Harvard’s Caselaw Access Project
We will also use data from Harvard’s Caselaw Access Project (CAP). CAP aims to make all published US courts decisions freely available in a standard, machine-readable format. CAP and the data format is documented here.
Reading JSON from file#
JSON
JSON (JavaScript Object Notation) is a machine-readable data format. Machine-readable data makes it easy to read and process the information with a computer. JSON data is usually tree structured, with multiple levels containing information.
In Python, JSON data is stored as lists and dictionaries. The top level can be either a list or a dictionary.
First, let’s look at how we can read JSON data from a local file. Here we read a file containing a few cases from ECHR-OD.
import json
def read_json_file(filename):
with open(filename, 'r') as file:
text_data = file.read()
return json.loads(text_data)
cases = read_json_file('cases-5.json')
However, this approach has some drawbacks. Firstly, we must manually download the data set. Secondly, we must keep the data set updated. Case law databases are updated regularly, and we probably want to include the latest data. Therefore, using online data directly is sometimes preferable. For example, if we are developing a mobile app, the full data set might be too large to fit on the device.
Reading JSON from a web API#
To fetch data from the web, we can use a library called requests that makes this task quite easy. First, we import this:
import requests
First, we will look at the ECHR-OD API. This API has a function of getting statistics about the number of cases. We need to specify the URL:
URL = 'https://echr-opendata.eu/api/v1/stats'
Now, we can get the data.
We use the request library’s .get()
function to fetch the data,
and then the method .json()
to parse the results into Python lists and dictionaries.
request = requests.get(URL)
data = request.json()
The result is a list of dictionaries with statistics about the numbers of violations and non-violations for different articles of the ECHR. We can display the first few articles:
display(data[:5])
Let’s try to get some cases. This query has a different URL:
URL = 'https://echr-opendata.eu/api/v1/cases'
This query will result in all the cases in ECHR-OD, which are several thousand.
Therefore, the query results are split into several “pages” of results.
We must specify the page size, called limit
.
We usually start with page number 1.
We specify both these parameters in a dictionary.
parameters = {'page': 1,
'limit': 3}
Now, we can get the results.
We include the parameters in the query as a parameter to the .get()
function.
cases = requests.get(URL, params=parameters).json()
Tip
We can fetch the results and parse the JSON in two steps or in one line. Both are fine, and this is a matter of preference.
Inspecting the Data#
We can display the data, however this is a lot of text:
display(cases)
JSON data can be contained in a list or dictionary at the top level. Let’s check which type we got:
type(cases)
Our data is a list of cases. Let’s check the type of case 0:
type(cases[0])
The data about each case is in a dictionary.

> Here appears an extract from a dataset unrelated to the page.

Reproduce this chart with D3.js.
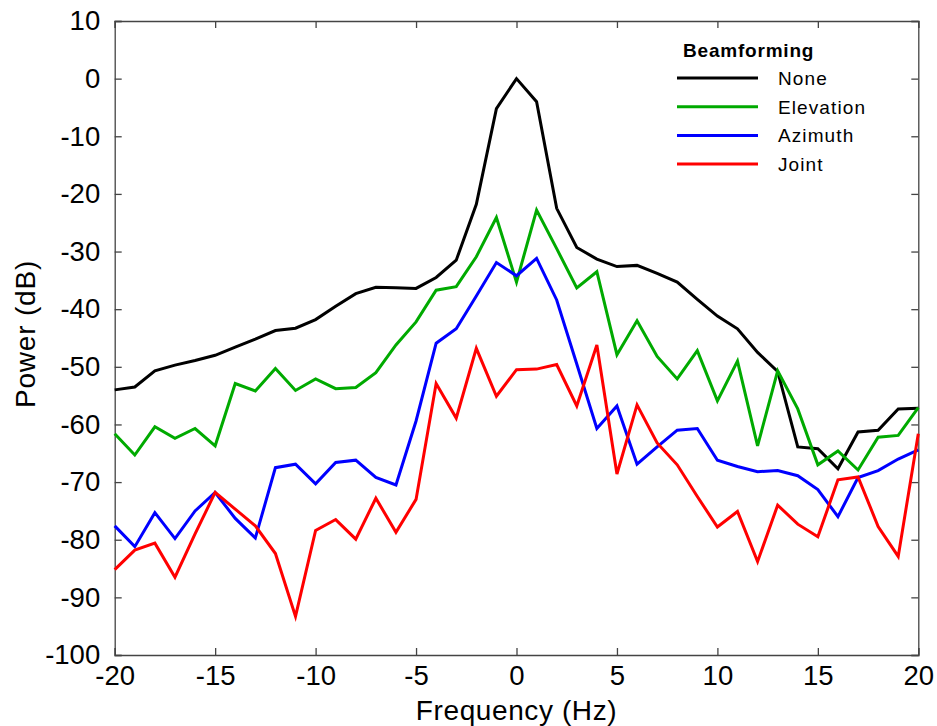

We can print the keys using list()
:
keys = list(cases[0])
print(keys)
We can loop over the list to get the title of each case:
for case in cases:
print(case['docname'])
Each case has a decision or judgment date.
for case in cases:
print(case['docname'])
print(case.get('decisiondate'))
print(case.get('judgementdate'))
print()
Using Harvard’s CAP API#
Again, we need to specify the URL to the data we want to fetch.
URL = "https://api.case.law/v1/cases/"
We include some parameters that specifies which cases we want to load:
parameters = {'jurisdiction': 'ill',
'full_case': 'true',
'decision_date_min': '2011-01-01',
'page_size': 3}
jurisdiction
is Illinois in this examplefull_case
include the full text of each casedecision_date_min
is the minimum date, we only want decisions later than this datepage_size
is the number of items
More parameters are listed in the CAP documentation.
Now, let’s fetch the data.
request = requests.get(URL, params=parameters)
data = request.json()
Inspecting the Data#
JSON data can be contained in a list or dictionary at the top level. Let’s check which type we got:
type(data)
Since our data is in a dictionary, we can print the keys using list()
:
keys = list(data)
print(keys)
The field count
contains the number of hits in the database.
This is usually different from the number of items we requested.
If the count
is zero, we don’t have any results and need to check the URL and the parameters.
print(data["count"])
That looks good. Let’s fetch the list of cases, which are located in results
:
cases = data["results"]
Now we can inspect each case. Let’s loop over the cases and get some of the information. The data contains various metadata about each case, such as the case name and the abbreviated case name.
for case in cases:
print("Case name:", case["name_abbreviation"])
It’s often useful to look at the data in a web browser to get an overview. We can do that by opening the full URL, including the parameters:
print(request.url)